En primer lugar, porque vivimos en un mundo absolutamente abocado a la inmediatez. Si puede ser hoy, mejor que mañana, y si puede ser dentro de diez minutos mejor que dentro de una hora. Necesitamos resultados ya. Lo que es verdad durante un cuarto de hora es mentira al cuarto de hora siguiente (para volver a ser verdad a los cinco minutos posteriores). Con esa filosofía es imposible ganar a ningún contrincante serio.

Y en segundo lugar, porque ser pacientes es contrario a nuestra naturaleza. La parte más emotiva de nosotros nos impulsa a lanzarnos, a atacar, a recoger el tesoro, a robar las monedas, capturar esa pieza que el adversario ha puesto tan a tiro… lo que sea con tal que, de forma ilusoria, se nos quite por unos instantes la incómoda ansiedad que provoca la lentitud de la victoria.

El mundo está lleno de buenos estrategas impacientes. Calculan los movimientos a la perfección, saben qué hacer para ganar y ejecutan sus planes con una precisión excelsa. Pero los ejecutan a destiempo, a veces traicionando la pauta que ellos mismos se habían marcado. Se dejan invadir por esa sensación de la prisa por ganar y demostrar que se es superior al adversario y que se tiene dominada la situación.

A lo mejor el ímpetu y la temeridad son el mejor método para ganar pequeñas batallas, pero nunca la guerra. Tal vez podré capturar esa pieza o bloquear la estrategia del contrario por unos instantes, pero no evitar que me venza. Quién sabe si incluso desbarato definitivamente los objetivos del contrario, pero no importa. Con eso no me conformo. Yo quiero ganar mi propia partida, la única que tengo por resolver desde que nací. Esa tiene sus propios objetivos, con la gracia añadida de que, encima, los he elegido yo.

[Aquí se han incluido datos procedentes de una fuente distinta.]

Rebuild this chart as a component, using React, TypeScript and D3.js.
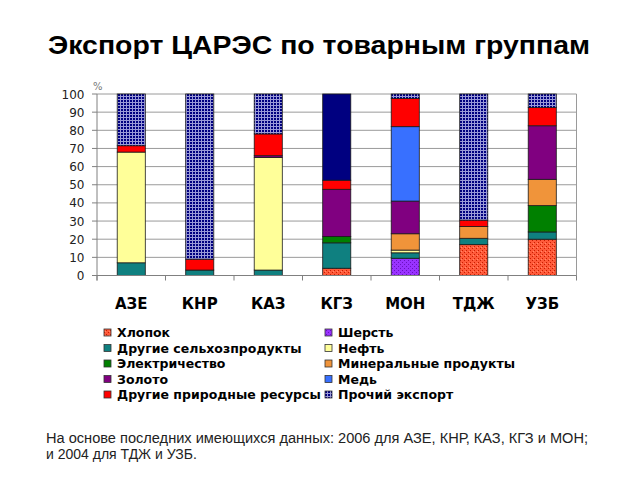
import React from 'react';
import * as d3 from 'd3';

const countries = ['АЗЕ', 'КНР', 'КАЗ', 'КГЗ', 'МОН', 'ТДЖ', 'УЗБ'];

// stacking order, bottom to top
const seriesNames = [
  'Хлопок',
  'Шерсть',
  'Другие сельхозпродукты',
  'Нефть',
  'Электричество',
  'Минеральные продукты',
  'Золото',
  'Медь',
  'Другие природные ресурсы',
  'Прочий экспорт',
];

// values per country, same order as countries
const cotton = [0, 0, 0, 4, 0, 17, 20];
const wool = [0, 0, 0, 0, 9.5, 0, 0];
const otherAgri = [7, 3, 3, 14, 3, 3.5, 4];
const oil = [61, 0, 62, 0, 1.5, 0, 0];
const electricity = [0, 0, 0, 3.5, 0, 0, 14.5];
const minerals = [0, 0, 0, 0, 9, 6.5, 14.5];
const gold = [0, 0, 1, 26, 18, 0, 29.5];
const copper = [0, 0, 0, 0, 41, 0, 0];
const otherNatural = [3.5, 6, 12, 5, 15.5, 3.5, 10];
const otherExport = [28.5, 91, 22, 47.5, 2.5, 69.5, 7.5];

const yTicks = [0, 10, 20, 30, 40, 50, 60, 70, 80, 90, 100];

const seriesValues = [cotton, wool, otherAgri, oil, electricity, minerals, gold, copper, otherNatural, otherExport];

const fills: { [k: string]: string } = {
  'Хлопок': 'url(#pCotton)',
  'Шерсть': 'url(#pWool)',
  'Другие сельхозпродукты': '#0f8080',
  'Нефть': '#ffff99',
  'Электричество': '#008000',
  'Минеральные продукты': '#f0943a',
  'Золото': '#800080',
  'Медь': '#3870ff',
  'Другие природные ресурсы': '#ff0000',
  'Прочий экспорт': 'url(#pOther)',
};

// КГЗ shows the "other" block as a plain navy fill
const solidOther = ['КГЗ'];

const App: React.FC = () => {
  const margin = { left: 97, right: 576.5, top: 94, bottom: 275.5 };

  const x = d3.scaleBand()
    .domain(countries)
    .range([margin.left, margin.right])
    .paddingInner(0.59)
    .paddingOuter(0.295);

  const y = d3.scaleLinear().domain([0, 100]).range([margin.bottom, margin.top]);

  const rows = countries.map((c, i) => {
    const r: { [k: string]: number } = {};
    seriesNames.forEach((s, j) => { r[s] = seriesValues[j][i]; });
    return r;
  });

  const stack = d3.stack<{ [k: string]: number }>().keys(seriesNames);
  const series = stack(rows);

  const step = x.step();
  const boundaries = d3.range(countries.length + 1).map(i => margin.left + i * step);

  const legendRows = d3.range(Math.ceil(seriesNames.length / 2));

  return (
    <div style={{ position: 'absolute', left: 0, top: 0 }}>
      <svg width={640} height={480} style={{ display: 'block', background: '#fff' }}>
        <defs>
          <pattern id="pCotton" width="4" height="4" patternUnits="userSpaceOnUse">
            <rect width="4" height="4" fill="#ff5a3a" />
            <rect x="0" y="0" width="1" height="1" fill="#c81e00" />
            <rect x="2" y="2" width="1" height="1" fill="#c81e00" />
            <rect x="1" y="3" width="1" height="1" fill="#ff8a6a" />
          </pattern>
          <pattern id="pWool" width="4" height="4" patternUnits="userSpaceOnUse">
            <rect width="4" height="4" fill="#9933ff" />
            <rect x="0" y="0" width="1" height="1" fill="#6a10c0" />
            <rect x="2" y="2" width="1" height="1" fill="#6a10c0" />
          </pattern>
          <pattern id="pOther" width="3" height="3" patternUnits="userSpaceOnUse">
            <rect width="3" height="3" fill="#000080" />
            <rect x="0" y="0" width="3" height="1" fill="#9a9ad8" />
            <rect x="0" y="0" width="1" height="3" fill="#9a9ad8" />
          </pattern>
        </defs>

        <text x={48} y={54} textLength={542} lengthAdjust="spacingAndGlyphs"
          fontFamily="'Liberation Sans', Arial, sans-serif"
          fontWeight="bold" fontSize={25} fill="#000">
          Экспорт ЦАРЭС по товарным группам
        </text>

        {/* grid */}
        {yTicks.map(t => (
          <line key={'g' + t} x1={margin.left} x2={margin.right} y1={y(t)} y2={y(t)} stroke="#9a9a9a" strokeWidth={1} />
        ))}
        <line x1={margin.right} x2={margin.right} y1={margin.top} y2={margin.bottom} stroke="#9a9a9a" />

        {/* bars */}
        {series.map(s => (
          <g key={s.key}>
            {s.map((d, i) => {
              const h = y(d[0]) - y(d[1]);
              if (h <= 0) return null;
              let fill = fills[s.key];
              if (s.key === 'Прочий экспорт' && solidOther.includes(countries[i])) fill = '#000080';
              return (
                <rect key={i} x={x(countries[i])} y={y(d[1])} width={x.bandwidth()} height={h}
                  fill={fill} stroke="#1a1a1a" strokeWidth={0.8} />
              );
            })}
          </g>
        ))}

        {/* axes */}
        <line x1={margin.left} x2={margin.left} y1={margin.top} y2={margin.bottom + 5} stroke="#808080" />
        <line x1={margin.left} x2={margin.right} y1={margin.bottom} y2={margin.bottom} stroke="#808080" />
        {boundaries.map((b, i) => (
          <line key={'xt' + i} x1={b} x2={b} y1={margin.bottom} y2={margin.bottom + 5} stroke="#808080" />
        ))}
        {yTicks.map(t => (
          <g key={'yt' + t}>
            <line x1={margin.left - 5} x2={margin.left} y1={y(t)} y2={y(t)} stroke="#808080" />
            <text x={84.5} y={y(t) + 4.5} textAnchor="end" fontFamily="'DejaVu Sans', Verdana, sans-serif"
              fontSize={12} fill="#222">{t}</text>
          </g>
        ))}
        <text x={93} y={90} fontFamily="'DejaVu Sans', Verdana, sans-serif" fontSize={10} fill="#777">%</text>

        {countries.map(c => (
          <text key={c} x={(x(c) ?? 0) + x.bandwidth() / 2} y={309} textAnchor="middle"
            fontFamily="'DejaVu Sans', Verdana, sans-serif" fontWeight="bold" fontSize={15} fill="#000">{c}</text>
        ))}

        {/* legend */}
        {legendRows.map(r => [0, 1].map(col => {
          const idx = r * 2 + col;
          const name = seriesNames[idx];
          if (!name) return null;
          const lx = col === 0 ? 104 : 325;
          const by = 337 + r * 15.5;
          return (
            <g key={name}>
              <rect x={lx} y={by - 8} width={7} height={7} fill={fills[name]} stroke="#333" strokeWidth={0.8} />
              <text x={lx + 13} y={by} fontFamily="'DejaVu Sans', Verdana, sans-serif" fontWeight="bold"
                fontSize={12.5} fill="#000">{name}</text>
            </g>
          );
        }))}

        <text fontFamily="'Liberation Sans', Arial, sans-serif" fontSize={14} fill="#222">
          <tspan x={46} y={443} textLength={542} lengthAdjust="spacingAndGlyphs">На основе последних имеющихся данных: 2006 для АЗЕ, КНР, КАЗ, КГЗ и МОН;</tspan>
          <tspan x={46} y={459}>и 2004 для ТДЖ и УЗБ.</tspan>
        </text>
      </svg>
    </div>
  );
};

export default App;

Para la tranquilidad del lector, cabe destacar que la pérdida de la paciencia es algo que les ha sucedido a los mejores del mundo. Parece ser que incluso al gran Garry Kasparov le pasó una vez. Todos tenemos derecho a un momento de descontrol. Pero una vez superado, yo apostaría por la paciencia. Y si por el camino logramos hacérsela perder a alguien más, mala suerte. Llamémoslo “daño colateral”.